Domanski then asked the clerk to think about the offer, and she requested he send an email to her county account detailing his request, Johnson said.
Within an hour, Domanski sent an email asking the clerk to forge documents about a felony Domanski would tell his family in North Carolina he committed in order to get money to avoid jail. He also asked the clerk to lie to his family over the telephone and verify the information when asked.
Johnson said the clerk alerted some of her co-workers, who contacted the sheriff's office.
The clerk and sheriff's detectives set up a sting operation and several emails were sent between the clerk and Domanski in which she agreed to help, Johnson said.
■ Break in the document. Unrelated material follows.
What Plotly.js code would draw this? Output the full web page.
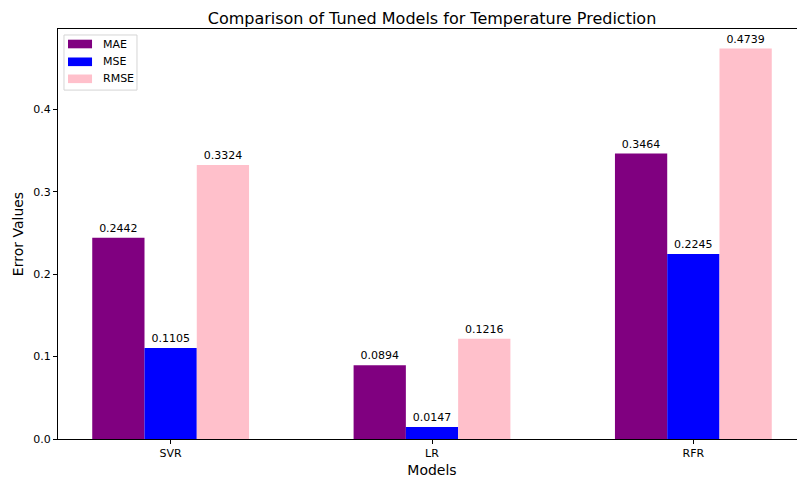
<!DOCTYPE html>
<html>
<head>
<meta charset="utf-8">
<script src="https://cdn.plot.ly/plotly-3.0.1.min.js"></script>
<style>
  html, body { margin: 0; padding: 0; overflow: hidden; background: #fff; }
  #chart { width: 812px; height: 479px; }
</style>
</head>
<body>
<div id="chart"></div>
<script>
// Error metrics for each tuned model
const models = ['SVR', 'LR', 'RFR'];
const maeValues = [0.2442, 0.0894, 0.3464];
const mseValues = [0.1105, 0.0147, 0.2245];
const rmseValues = [0.3324, 0.1216, 0.4739];
const yTicks = [0.0, 0.1, 0.2, 0.3, 0.4];
const seriesNames = ['MAE', 'MSE', 'RMSE'];
const seriesColors = ['#800080', '#0000ff', '#ffc0cb'];

const font = 'DejaVu Sans, sans-serif';

function barTrace(name, values, color) {
  return {
    type: 'bar',
    name: name,
    x: models,
    y: values,
    marker: { color: color, line: { width: 0 } },
    text: values.map(v => v.toFixed(4)),
    textposition: 'outside',
    textfont: { family: font, size: 11, color: '#000' },
    constraintext: 'none',
    cliponaxis: false,
    showlegend: false,
    hoverinfo: 'x+y+name'
  };
}

const seriesValues = [maeValues, mseValues, rmseValues];
const data = seriesNames.map((n, i) => barTrace(n, seriesValues[i], seriesColors[i]));

// Legend box with wide colour patches, laid out in paper coordinates
const legendShapes = [{
  type: 'rect', xref: 'paper', yref: 'paper',
  x0: 0.008, x1: 0.1056, y0: 0.851, y1: 0.9854,
  fillcolor: '#fff', line: { color: '#d5d5d5', width: 1 }, layer: 'above'
}];
const legendNotes = [];
const rowCenters = [0.9634, 0.92, 0.8785];
seriesNames.forEach((n, i) => {
  const yc = rowCenters[i];
  legendShapes.push({
    type: 'rect', xref: 'paper', yref: 'paper',
    x0: 0.0134, x1: 0.0455, y0: yc - 0.0105, y1: yc + 0.0105,
    fillcolor: seriesColors[i], line: { width: 0 }, layer: 'above'
  });
  legendNotes.push({
    xref: 'paper', yref: 'paper', x: 0.0575, y: yc,
    xanchor: 'left', yanchor: 'middle', showarrow: false,
    text: n, font: { family: font, size: 11, color: '#000' }
  });
});

const layout = {
  width: 812,
  height: 479,
  margin: { l: 58, r: 6, t: 29, b: 40 },
  paper_bgcolor: '#fff',
  plot_bgcolor: '#fff',
  font: { family: font, size: 11, color: '#000' },
  barmode: 'group',
  bargap: 0.4,
  bargroupgap: 0,
  title: {
    text: 'Comparison of Tuned Models for Temperature Prediction',
    font: { family: font, size: 16, color: '#000' },
    x: 0.5, xref: 'paper', xanchor: 'center',
    y: 1, yref: 'paper', yanchor: 'bottom',
    pad: { b: 5 }
  },
  xaxis: {
    type: 'category',
    range: [-0.431, 2.431],
    showline: true, mirror: true, linecolor: '#000', linewidth: 1,
    ticks: 'outside', ticklen: 4, tickcolor: '#000', tickwidth: 1,
    showgrid: false, zeroline: false,
    tickfont: { family: font, size: 11, color: '#000' },
    title: { text: 'Models', font: { family: font, size: 14, color: '#000' }, standoff: 5 }
  },
  yaxis: {
    range: [0, 0.4976],
    tickvals: yTicks,
    ticktext: yTicks.map(v => v.toFixed(1)),
    showline: true, mirror: true, linecolor: '#000', linewidth: 1,
    ticks: 'outside', ticklen: 4, tickcolor: '#000', tickwidth: 1,
    showgrid: false, zeroline: false,
    tickfont: { family: font, size: 11, color: '#000' },
    title: { text: 'Error Values', font: { family: font, size: 14, color: '#000' }, standoff: 6 }
  },
  shapes: legendShapes,
  annotations: legendNotes,
  showlegend: false
};

Plotly.newPlot('chart', data, layout, { displayModeBar: false, staticPlot: true });
</script>
</body>
</html>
Domanski arrived at the Pinal County Courthouse on March 22 to get the requested documents, gave the clerk $20 in cash and promised to pay her several hundred dollars more after his family sent money to cover legal fees.
Undercover surveillance equipment was used to capture the courthouse exchange, Johnson said, and Domanski was arrested outside the courthouse as he walked to his vehicle.
The Office of the Clerk of Superior Court said Friday, "Our employee showed courage, professionalism, integrity, and remained calm and collected throughout the entire process."
Johnson said Domanski told investigators he had fallen on hard times and simply needed money.
"In the end, Mr. Domanski got what he wanted: legal documents showing he was in trouble; only this time they are real," said Pinal County Sheriff Paul Babeu.